DO THIS »
Copy out the data exactly, leaving the pictures behind.

(Items from a data source)
────────

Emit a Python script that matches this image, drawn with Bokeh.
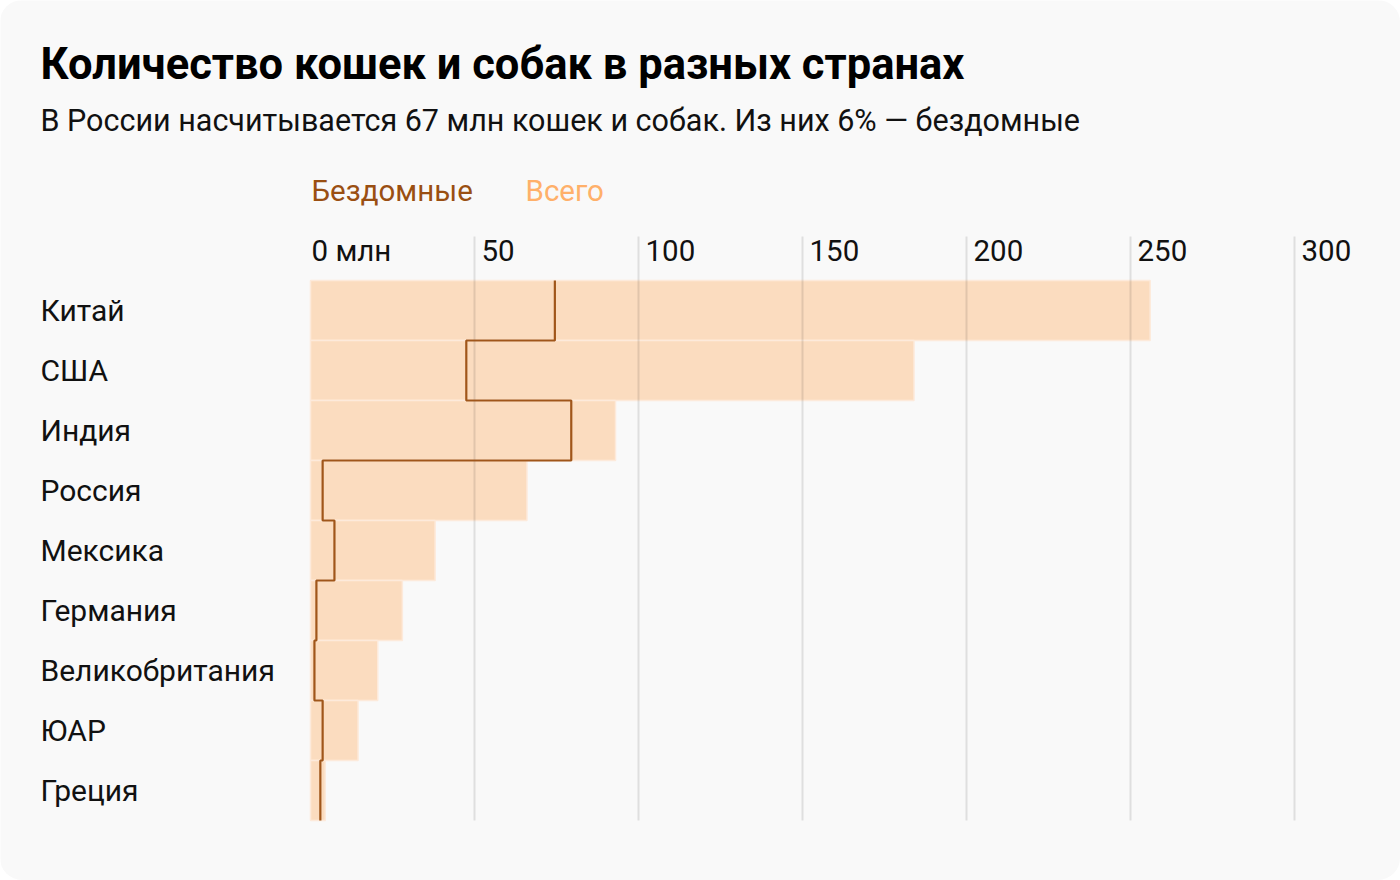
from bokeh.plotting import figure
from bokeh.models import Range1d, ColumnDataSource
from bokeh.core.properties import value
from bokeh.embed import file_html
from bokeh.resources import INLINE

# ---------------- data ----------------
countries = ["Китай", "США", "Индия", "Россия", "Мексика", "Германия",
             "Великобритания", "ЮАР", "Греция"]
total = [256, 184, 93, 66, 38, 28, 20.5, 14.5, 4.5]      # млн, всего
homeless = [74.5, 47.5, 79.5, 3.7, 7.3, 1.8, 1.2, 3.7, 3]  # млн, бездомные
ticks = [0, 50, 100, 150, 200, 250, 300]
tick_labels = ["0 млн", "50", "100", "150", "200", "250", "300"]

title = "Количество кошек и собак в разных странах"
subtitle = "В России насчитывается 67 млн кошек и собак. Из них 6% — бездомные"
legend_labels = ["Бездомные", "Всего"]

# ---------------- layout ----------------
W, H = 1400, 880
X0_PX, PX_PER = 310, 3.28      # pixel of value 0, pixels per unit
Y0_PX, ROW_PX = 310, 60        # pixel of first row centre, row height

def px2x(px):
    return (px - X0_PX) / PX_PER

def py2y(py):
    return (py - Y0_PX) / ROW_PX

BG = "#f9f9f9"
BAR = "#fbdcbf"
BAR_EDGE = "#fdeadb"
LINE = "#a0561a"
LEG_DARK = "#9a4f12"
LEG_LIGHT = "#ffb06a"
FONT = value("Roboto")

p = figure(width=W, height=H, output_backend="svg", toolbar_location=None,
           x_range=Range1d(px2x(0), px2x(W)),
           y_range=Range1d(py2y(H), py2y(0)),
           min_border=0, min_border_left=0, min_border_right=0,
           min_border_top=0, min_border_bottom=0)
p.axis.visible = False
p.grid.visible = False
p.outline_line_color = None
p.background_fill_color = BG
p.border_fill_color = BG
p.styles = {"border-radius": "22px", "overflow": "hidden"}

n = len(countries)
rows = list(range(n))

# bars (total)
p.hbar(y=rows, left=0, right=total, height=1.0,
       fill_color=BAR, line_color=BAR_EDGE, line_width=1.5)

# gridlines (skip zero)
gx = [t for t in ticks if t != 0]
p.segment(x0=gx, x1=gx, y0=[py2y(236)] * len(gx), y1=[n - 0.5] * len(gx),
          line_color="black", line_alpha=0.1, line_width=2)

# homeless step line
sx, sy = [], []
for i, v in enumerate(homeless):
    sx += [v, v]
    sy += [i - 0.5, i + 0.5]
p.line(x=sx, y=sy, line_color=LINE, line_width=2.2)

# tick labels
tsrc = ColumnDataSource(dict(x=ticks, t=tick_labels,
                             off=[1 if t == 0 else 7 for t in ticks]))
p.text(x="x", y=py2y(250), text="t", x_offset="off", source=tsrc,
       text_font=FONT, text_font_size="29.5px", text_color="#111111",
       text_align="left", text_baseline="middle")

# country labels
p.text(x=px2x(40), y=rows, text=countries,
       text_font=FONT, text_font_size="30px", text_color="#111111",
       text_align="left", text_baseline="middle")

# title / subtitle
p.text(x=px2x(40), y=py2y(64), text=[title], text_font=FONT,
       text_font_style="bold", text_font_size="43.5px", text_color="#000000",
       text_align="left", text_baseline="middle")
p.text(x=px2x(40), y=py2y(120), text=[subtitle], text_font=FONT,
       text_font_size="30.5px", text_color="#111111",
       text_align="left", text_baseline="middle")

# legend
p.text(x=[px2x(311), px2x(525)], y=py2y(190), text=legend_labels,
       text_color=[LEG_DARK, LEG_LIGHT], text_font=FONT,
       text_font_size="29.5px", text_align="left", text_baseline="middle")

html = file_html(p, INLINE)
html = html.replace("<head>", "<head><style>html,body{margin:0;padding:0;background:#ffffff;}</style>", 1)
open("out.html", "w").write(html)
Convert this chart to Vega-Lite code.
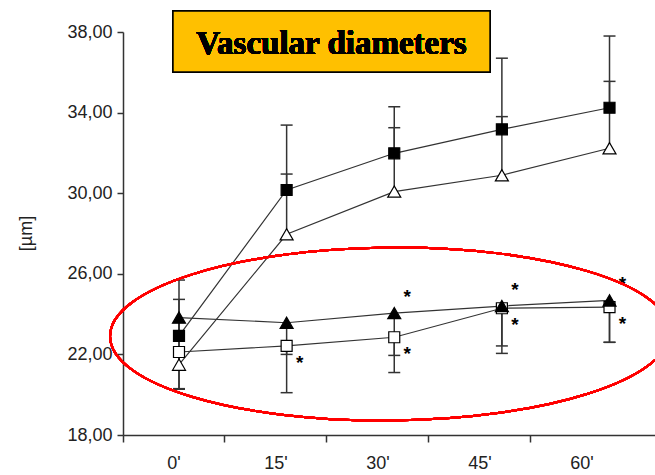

────────

RESULT OF THIS TASK »
Emit a Python script that matches this image, drawn with Bokeh.
from bokeh.plotting import figure
from bokeh.models import Range1d, ColumnDataSource
from bokeh.core.properties import value
from bokeh.embed import file_html
from bokeh.resources import INLINE

# ---------------- data ----------------
countries = ["Китай", "США", "Индия", "Россия", "Мексика", "Германия",
             "Великобритания", "ЮАР", "Греция"]
total = [256, 184, 93, 66, 38, 28, 20.5, 14.5, 4.5]      # млн, всего
homeless = [74.5, 47.5, 79.5, 3.7, 7.3, 1.8, 1.2, 3.7, 3]  # млн, бездомные
ticks = [0, 50, 100, 150, 200, 250, 300]
tick_labels = ["0 млн", "50", "100", "150", "200", "250", "300"]

title = "Количество кошек и собак в разных странах"
subtitle = "В России насчитывается 67 млн кошек и собак. Из них 6% — бездомные"
legend_labels = ["Бездомные", "Всего"]

# ---------------- layout ----------------
W, H = 1400, 880
X0_PX, PX_PER = 310, 3.28      # pixel of value 0, pixels per unit
Y0_PX, ROW_PX = 310, 60        # pixel of first row centre, row height

def px2x(px):
    return (px - X0_PX) / PX_PER

def py2y(py):
    return (py - Y0_PX) / ROW_PX

BG = "#f9f9f9"
BAR = "#fbdcbf"
BAR_EDGE = "#fdeadb"
LINE = "#a0561a"
LEG_DARK = "#9a4f12"
LEG_LIGHT = "#ffb06a"
FONT = value("Roboto")

p = figure(width=W, height=H, output_backend="svg", toolbar_location=None,
           x_range=Range1d(px2x(0), px2x(W)),
           y_range=Range1d(py2y(H), py2y(0)),
           min_border=0, min_border_left=0, min_border_right=0,
           min_border_top=0, min_border_bottom=0)
p.axis.visible = False
p.grid.visible = False
p.outline_line_color = None
p.background_fill_color = BG
p.border_fill_color = BG
p.styles = {"border-radius": "22px", "overflow": "hidden"}

n = len(countries)
rows = list(range(n))

# bars (total)
p.hbar(y=rows, left=0, right=total, height=1.0,
       fill_color=BAR, line_color=BAR_EDGE, line_width=1.5)

# gridlines (skip zero)
gx = [t for t in ticks if t != 0]
p.segment(x0=gx, x1=gx, y0=[py2y(236)] * len(gx), y1=[n - 0.5] * len(gx),
          line_color="black", line_alpha=0.1, line_width=2)

# homeless step line
sx, sy = [], []
for i, v in enumerate(homeless):
    sx += [v, v]
    sy += [i - 0.5, i + 0.5]
p.line(x=sx, y=sy, line_color=LINE, line_width=2.2)

# tick labels
tsrc = ColumnDataSource(dict(x=ticks, t=tick_labels,
                             off=[1 if t == 0 else 7 for t in ticks]))
p.text(x="x", y=py2y(250), text="t", x_offset="off", source=tsrc,
       text_font=FONT, text_font_size="29.5px", text_color="#111111",
       text_align="left", text_baseline="middle")

# country labels
p.text(x=px2x(40), y=rows, text=countries,
       text_font=FONT, text_font_size="30px", text_color="#111111",
       text_align="left", text_baseline="middle")

# title / subtitle
p.text(x=px2x(40), y=py2y(64), text=[title], text_font=FONT,
       text_font_style="bold", text_font_size="43.5px", text_color="#000000",
       text_align="left", text_baseline="middle")
p.text(x=px2x(40), y=py2y(120), text=[subtitle], text_font=FONT,
       text_font_size="30.5px", text_color="#111111",
       text_align="left", text_baseline="middle")

# legend
p.text(x=[px2x(311), px2x(525)], y=py2y(190), text=legend_labels,
       text_color=[LEG_DARK, LEG_LIGHT], text_font=FONT,
       text_font_size="29.5px", text_align="left", text_baseline="middle")

html = file_html(p, INLINE)
html = html.replace("<head>", "<head><style>html,body{margin:0;padding:0;background:#ffffff;}</style>", 1)
open("out.html", "w").write(html)
Convert this chart to Vega-Lite code.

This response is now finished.